## BEGIN DATA EXCERPT

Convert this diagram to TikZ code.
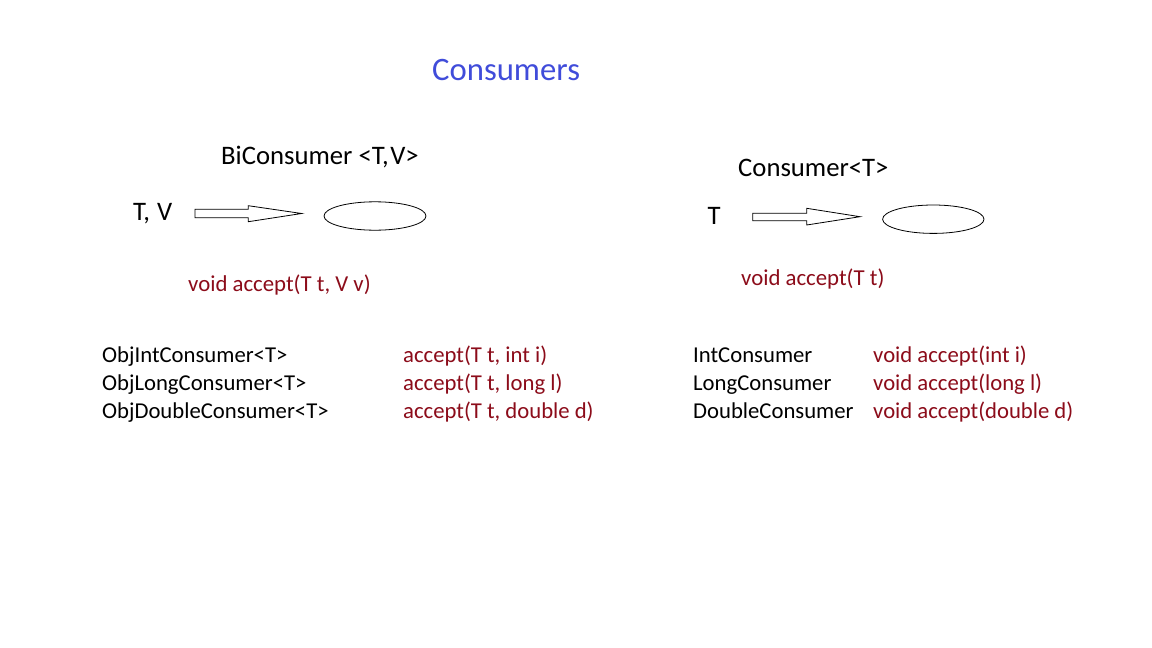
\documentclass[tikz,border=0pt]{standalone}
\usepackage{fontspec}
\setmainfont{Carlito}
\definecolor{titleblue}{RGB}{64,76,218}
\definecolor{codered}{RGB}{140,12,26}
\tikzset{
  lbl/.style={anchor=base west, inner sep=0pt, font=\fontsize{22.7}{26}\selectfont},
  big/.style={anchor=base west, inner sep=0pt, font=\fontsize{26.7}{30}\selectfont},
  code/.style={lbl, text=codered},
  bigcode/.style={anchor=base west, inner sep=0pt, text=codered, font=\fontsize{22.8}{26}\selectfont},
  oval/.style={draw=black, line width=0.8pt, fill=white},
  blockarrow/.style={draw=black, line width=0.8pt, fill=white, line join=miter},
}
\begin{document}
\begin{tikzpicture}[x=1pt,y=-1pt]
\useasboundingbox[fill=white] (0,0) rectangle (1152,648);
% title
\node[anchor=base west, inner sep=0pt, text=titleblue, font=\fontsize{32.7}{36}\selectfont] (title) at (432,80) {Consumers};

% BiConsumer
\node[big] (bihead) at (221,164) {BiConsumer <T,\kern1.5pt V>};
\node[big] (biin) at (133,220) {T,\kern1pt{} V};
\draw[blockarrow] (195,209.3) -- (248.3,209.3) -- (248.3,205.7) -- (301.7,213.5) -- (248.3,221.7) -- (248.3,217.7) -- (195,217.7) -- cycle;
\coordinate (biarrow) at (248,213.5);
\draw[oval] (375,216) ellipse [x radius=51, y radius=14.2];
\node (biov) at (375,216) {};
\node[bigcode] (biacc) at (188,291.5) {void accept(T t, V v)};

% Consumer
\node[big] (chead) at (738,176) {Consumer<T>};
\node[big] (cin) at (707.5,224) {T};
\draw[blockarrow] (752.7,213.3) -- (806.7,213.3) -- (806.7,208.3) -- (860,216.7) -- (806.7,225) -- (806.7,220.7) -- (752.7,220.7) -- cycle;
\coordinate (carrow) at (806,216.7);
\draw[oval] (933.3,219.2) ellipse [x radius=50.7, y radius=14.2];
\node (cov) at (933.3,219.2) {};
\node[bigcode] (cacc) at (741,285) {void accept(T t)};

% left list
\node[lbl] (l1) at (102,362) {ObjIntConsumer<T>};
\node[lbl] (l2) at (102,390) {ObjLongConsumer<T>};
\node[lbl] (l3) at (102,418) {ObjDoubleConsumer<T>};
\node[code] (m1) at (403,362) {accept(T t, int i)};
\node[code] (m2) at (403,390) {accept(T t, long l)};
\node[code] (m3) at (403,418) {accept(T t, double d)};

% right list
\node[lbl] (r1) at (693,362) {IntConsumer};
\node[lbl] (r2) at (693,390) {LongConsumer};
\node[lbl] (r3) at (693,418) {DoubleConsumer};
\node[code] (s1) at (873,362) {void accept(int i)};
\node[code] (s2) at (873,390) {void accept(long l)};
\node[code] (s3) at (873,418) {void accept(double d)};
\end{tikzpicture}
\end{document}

## END DATA EXCERPT

→ REQUIREMENT: Reproduce all of the material exactly, apart from the pictures.

→ ANSWER FOR THIS EXERCISE:
Convert this diagram to TikZ code.
\documentclass[tikz,border=0pt]{standalone}
\usepackage{fontspec}
\setmainfont{Carlito}
\definecolor{titleblue}{RGB}{64,76,218}
\definecolor{codered}{RGB}{140,12,26}
\tikzset{
  lbl/.style={anchor=base west, inner sep=0pt, font=\fontsize{22.7}{26}\selectfont},
  big/.style={anchor=base west, inner sep=0pt, font=\fontsize{26.7}{30}\selectfont},
  code/.style={lbl, text=codered},
  bigcode/.style={anchor=base west, inner sep=0pt, text=codered, font=\fontsize{22.8}{26}\selectfont},
  oval/.style={draw=black, line width=0.8pt, fill=white},
  blockarrow/.style={draw=black, line width=0.8pt, fill=white, line join=miter},
}
\begin{document}
\begin{tikzpicture}[x=1pt,y=-1pt]
\useasboundingbox[fill=white] (0,0) rectangle (1152,648);
% title
\node[anchor=base west, inner sep=0pt, text=titleblue, font=\fontsize{32.7}{36}\selectfont] (title) at (432,80) {Consumers};

% BiConsumer
\node[big] (bihead) at (221,164) {BiConsumer <T,\kern1.5pt V>};
\node[big] (biin) at (133,220) {T,\kern1pt{} V};
\draw[blockarrow] (195,209.3) -- (248.3,209.3) -- (248.3,205.7) -- (301.7,213.5) -- (248.3,221.7) -- (248.3,217.7) -- (195,217.7) -- cycle;
\coordinate (biarrow) at (248,213.5);
\draw[oval] (375,216) ellipse [x radius=51, y radius=14.2];
\node (biov) at (375,216) {};
\node[bigcode] (biacc) at (188,291.5) {void accept(T t, V v)};

% Consumer
\node[big] (chead) at (738,176) {Consumer<T>};
\node[big] (cin) at (707.5,224) {T};
\draw[blockarrow] (752.7,213.3) -- (806.7,213.3) -- (806.7,208.3) -- (860,216.7) -- (806.7,225) -- (806.7,220.7) -- (752.7,220.7) -- cycle;
\coordinate (carrow) at (806,216.7);
\draw[oval] (933.3,219.2) ellipse [x radius=50.7, y radius=14.2];
\node (cov) at (933.3,219.2) {};
\node[bigcode] (cacc) at (741,285) {void accept(T t)};

% left list
\node[lbl] (l1) at (102,362) {ObjIntConsumer<T>};
\node[lbl] (l2) at (102,390) {ObjLongConsumer<T>};
\node[lbl] (l3) at (102,418) {ObjDoubleConsumer<T>};
\node[code] (m1) at (403,362) {accept(T t, int i)};
\node[code] (m2) at (403,390) {accept(T t, long l)};
\node[code] (m3) at (403,418) {accept(T t, double d)};

% right list
\node[lbl] (r1) at (693,362) {IntConsumer};
\node[lbl] (r2) at (693,390) {LongConsumer};
\node[lbl] (r3) at (693,418) {DoubleConsumer};
\node[code] (s1) at (873,362) {void accept(int i)};
\node[code] (s2) at (873,390) {void accept(long l)};
\node[code] (s3) at (873,418) {void accept(double d)};
\end{tikzpicture}
\end{document}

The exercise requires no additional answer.